--- START OF INFORMATION SUPPLIED ---

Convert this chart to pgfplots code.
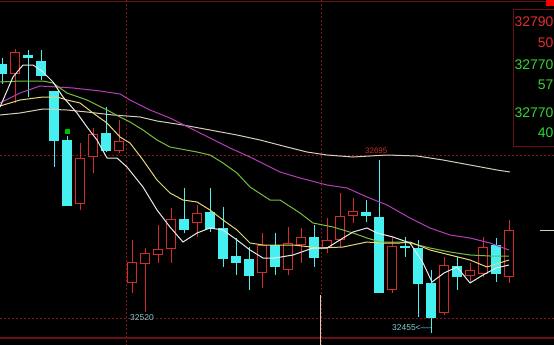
\documentclass[border=0pt]{standalone}
\usepackage{pgfplots}
\pgfplotsset{compat=1.18}
\usepackage{fontspec}
\setmainfont{Liberation Sans}
\definecolor{upred}{RGB}{210,45,45}
\definecolor{dncyan}{RGB}{70,240,240}
\definecolor{gridred}{RGB}{125,25,25}
\definecolor{framered}{RGB}{105,15,22}
\definecolor{maw}{RGB}{235,235,235}
\definecolor{may}{RGB}{228,215,120}
\definecolor{mag}{RGB}{120,190,60}
\definecolor{mam}{RGB}{185,60,185}
\definecolor{mab}{RGB}{215,205,185}
\definecolor{txtred}{RGB}{225,45,45}
\definecolor{txtgreen}{RGB}{50,215,50}
\definecolor{txtcyan}{RGB}{130,205,210}

% up candle: x, body top, body bottom, high, low (pixel rows)
\newcommand{\upc}[5]{%
 \addplot[upred, line width=1bp, forget plot] coordinates {(#1,#4) (#1,#5)};
 \addplot[upred, line width=10bp, forget plot] coordinates {(#1,#2) (#1,#3)};
 \pgfmathsetmacro{\ta}{#2+1.2}\pgfmathsetmacro{\tb}{#3-1.2}%
 \edef\tmp{\noexpand\addplot[black, line width=7.6bp, forget plot] coordinates {(#1,\ta) (#1,\tb)};}\tmp
}
% down candle
\newcommand{\dnc}[5]{%
 \addplot[dncyan, line width=1bp, forget plot] coordinates {(#1,#4) (#1,#5)};
 \addplot[dncyan, line width=10bp, forget plot] coordinates {(#1,#2) (#1,#3)};
}

\begin{document}
\begin{tikzpicture}
\begin{axis}[scale only axis, width=554bp, height=345bp,
  xmin=0, xmax=554, ymin=0, ymax=345, y dir=reverse,
  axis lines=none, axis background/.style={fill=black}, clip=true]

% frame and grid
\addplot[framered, line width=1.5bp, forget plot] coordinates {(0,1.5) (554,1.5)};
\addplot[framered, line width=1.5bp, forget plot] coordinates {(0,338) (554,338)};
\addplot[gridred, line width=0.8bp, dash pattern=on 2bp off 2bp, forget plot] coordinates {(0,155) (554,155)};
\addplot[gridred, line width=0.8bp, dash pattern=on 2bp off 2bp, forget plot] coordinates {(0,318) (554,318)};
\addplot[gridred, line width=0.8bp, dash pattern=on 2bp off 2bp, forget plot] coordinates {(126,0) (126,345)};
\addplot[gridred, line width=0.8bp, dash pattern=on 2bp off 2bp, forget plot] coordinates {(321,0) (321,345)};
\addplot[mab, line width=1bp, forget plot] coordinates {(320,295) (320,345)};
\addplot[mab, line width=1bp, forget plot] coordinates {(540,230) (554,230)};

% candles
\dnc{2}{64}{74}{58}{84}
\upc{15}{52}{74}{49}{103}
\dnc{28}{55}{58}{50}{97}
\dnc{41}{61}{76}{50}{80}
\dnc{54}{91}{141}{91}{167}
\dnc{67}{140}{206}{136}{206}
\upc{80}{158}{204}{143}{210}
\upc{93}{134}{157}{128}{173}
\dnc{106}{133}{151}{107}{152}
\upc{119}{141}{151}{120}{153}
\upc{132}{262}{283}{240}{293}
\upc{145}{253}{264}{248}{312}
\upc{158}{249}{255}{225}{263}
\upc{171}{219}{249}{208}{263}
\dnc{184}{219}{230}{188}{233}
\upc{197}{213}{223}{205}{237}
\dnc{210}{212}{229}{188}{232}
\dnc{223}{228}{259}{207}{267}
\dnc{236}{256}{263}{238}{275}
\dnc{249}{259}{276}{247}{290}
\upc{262}{245}{273}{233}{288}
\dnc{275}{245}{267}{233}{275}
\upc{288}{243}{270}{227}{275}
\upc{301}{237}{245}{228}{263}
\dnc{314}{237}{258}{225}{267}
\upc{327}{240}{248}{218}{253}
\upc{340}{216}{240}{193}{248}
\upc{353}{211}{216}{198}{223}
\dnc{366}{212}{216}{200}{222}
\dnc{379}{217}{293}{160}{293}
\upc{392}{246}{290}{237}{293}
\dnc{405}{246}{248}{237}{257}
\dnc{418}{248}{284}{240}{317}
\dnc{431}{283}{318}{270}{333}
\upc{444}{265}{313}{257}{315}
\dnc{457}{266}{277}{257}{290}
\upc{470}{270}{276}{263}{282}
\upc{483}{247}{274}{237}{277}
\dnc{496}{245}{274}{238}{282}
\upc{509}{230}{277}{220}{283}

% marker
\addplot[only marks, mark=square*, mark size=2.2bp, color=green!75!black, forget plot] coordinates {(67,131)};

% moving averages
\addplot[mab, line width=1bp] coordinates {(0,115) (20,113) (43,109) (67,110) (87,112) (113,115) (140,117) (157,121) (183,125) (210,130) (237,135) (260,140) (287,147) (307,152) (327,155) (353,157) (387,155) (417,156) (443,160) (470,165) (497,170) (510,172)};
\addplot[mam, line width=1bp] coordinates {(0,103) (20,93) (40,86) (57,87) (73,88) (100,91) (120,94) (130,100) (150,110) (170,118) (190,128) (210,138) (230,148) (250,157) (260,162) (280,172) (300,178) (327,185) (347,188) (367,197) (387,205) (410,218) (430,228) (450,235) (470,238) (490,243) (509,250)};
\addplot[mag, line width=1bp] coordinates {(0,82) (20,81) (43,81) (53,83) (67,93) (87,100) (107,110) (120,117) (130,122) (143,130) (157,140) (170,147) (197,152) (210,155) (223,163) (237,173) (250,187) (270,200) (280,200) (300,213) (313,223) (333,227) (353,233) (367,238) (380,242) (400,242) (410,243) (430,248) (450,252) (470,255) (490,256) (509,256)};
\addplot[may, line width=1bp] coordinates {(0,106) (20,100) (43,97) (57,97) (67,100) (80,103) (93,113) (107,123) (120,137) (130,143) (143,160) (157,180) (170,193) (183,200) (197,202) (210,210) (223,220) (237,230) (250,243) (263,245) (293,245) (320,248) (343,247) (367,242) (380,243) (400,243) (410,242) (430,250) (450,255) (470,260) (487,267) (509,260)};
\addplot[maw, line width=1bp] coordinates {(0,107) (13,77) (23,65) (33,65) (43,72) (53,82) (63,97) (77,113) (87,127) (97,140) (107,158) (117,158) (127,167) (143,187) (157,210) (170,227) (183,242) (197,233) (210,228) (223,230) (237,240) (250,250) (263,258) (275,258) (293,255) (313,248) (327,248) (343,238) (353,232) (367,228) (377,233) (393,237) (410,243) (423,263) (432,282) (444,273) (457,267) (470,283) (483,275) (496,268) (509,265)};

% right panel
\addplot[framered, line width=1bp, forget plot] coordinates {(513,10) (556,10) (556,146) (513,146)} -- cycle;
\addplot[fill=red, draw=none, forget plot] coordinates {(546,0) (554,0) (554,6) (546,6)} -- cycle;
\node[anchor=east, inner sep=0pt, text=txtred, font=\fontsize{14}{14}\selectfont] at (axis cs:553.5,22) {32790};
\node[anchor=east, inner sep=0pt, text=txtred, font=\fontsize{14}{14}\selectfont] at (axis cs:553.5,43) {50};
\node[anchor=east, inner sep=0pt, text=txtgreen, font=\fontsize{14}{14}\selectfont] at (axis cs:553.5,65) {32770};
\node[anchor=east, inner sep=0pt, text=txtgreen, font=\fontsize{14}{14}\selectfont] at (axis cs:553.5,85) {57};
\node[anchor=east, inner sep=0pt, text=txtgreen, font=\fontsize{14}{14}\selectfont] at (axis cs:553.5,113) {32770};
\node[anchor=east, inner sep=0pt, text=txtgreen, font=\fontsize{14}{14}\selectfont] at (axis cs:553.5,133) {40};

% labels
\node[anchor=west, inner sep=0pt, text=txtcyan, font=\fontsize{8.5}{8.5}\selectfont] at (axis cs:130,318) {32520};
\node[anchor=west, inner sep=0pt, text=txtcyan, font=\fontsize{8.5}{8.5}\selectfont] at (axis cs:392,328) {32455<----};
\node[anchor=west, inner sep=0pt, text=upred, font=\fontsize{8}{8}\selectfont] at (axis cs:365,151) {32695};
\end{axis}
\pgfresetboundingbox
\path[use as bounding box] (current axis.south west) rectangle (current axis.north east);
\end{tikzpicture}
\end{document}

--- END OF INFORMATION SUPPLIED ---

• **REQUEST**
Give again exactly the lines running from the beginning of the material above through the line that contains "axis lines=none, axis", and leave out every picture.

• **FINAL RESULT**
Convert this chart to pgfplots code.
\documentclass[border=0pt]{standalone}
\usepackage{pgfplots}
\pgfplotsset{compat=1.18}
\usepackage{fontspec}
\setmainfont{Liberation Sans}
\definecolor{upred}{RGB}{210,45,45}
\definecolor{dncyan}{RGB}{70,240,240}
\definecolor{gridred}{RGB}{125,25,25}
\definecolor{framered}{RGB}{105,15,22}
\definecolor{maw}{RGB}{235,235,235}
\definecolor{may}{RGB}{228,215,120}
\definecolor{mag}{RGB}{120,190,60}
\definecolor{mam}{RGB}{185,60,185}
\definecolor{mab}{RGB}{215,205,185}
\definecolor{txtred}{RGB}{225,45,45}
\definecolor{txtgreen}{RGB}{50,215,50}
\definecolor{txtcyan}{RGB}{130,205,210}

% up candle: x, body top, body bottom, high, low (pixel rows)
\newcommand{\upc}[5]{%
 \addplot[upred, line width=1bp, forget plot] coordinates {(#1,#4) (#1,#5)};
 \addplot[upred, line width=10bp, forget plot] coordinates {(#1,#2) (#1,#3)};
 \pgfmathsetmacro{\ta}{#2+1.2}\pgfmathsetmacro{\tb}{#3-1.2}%
 \edef\tmp{\noexpand\addplot[black, line width=7.6bp, forget plot] coordinates {(#1,\ta) (#1,\tb)};}\tmp
}
% down candle
\newcommand{\dnc}[5]{%
 \addplot[dncyan, line width=1bp, forget plot] coordinates {(#1,#4) (#1,#5)};
 \addplot[dncyan, line width=10bp, forget plot] coordinates {(#1,#2) (#1,#3)};
}

\begin{document}
\begin{tikzpicture}
\begin{axis}[scale only axis, width=554bp, height=345bp,
  xmin=0, xmax=554, ymin=0, ymax=345, y dir=reverse,
  axis lines=none, axis background/.style={fill=black}, clip=true]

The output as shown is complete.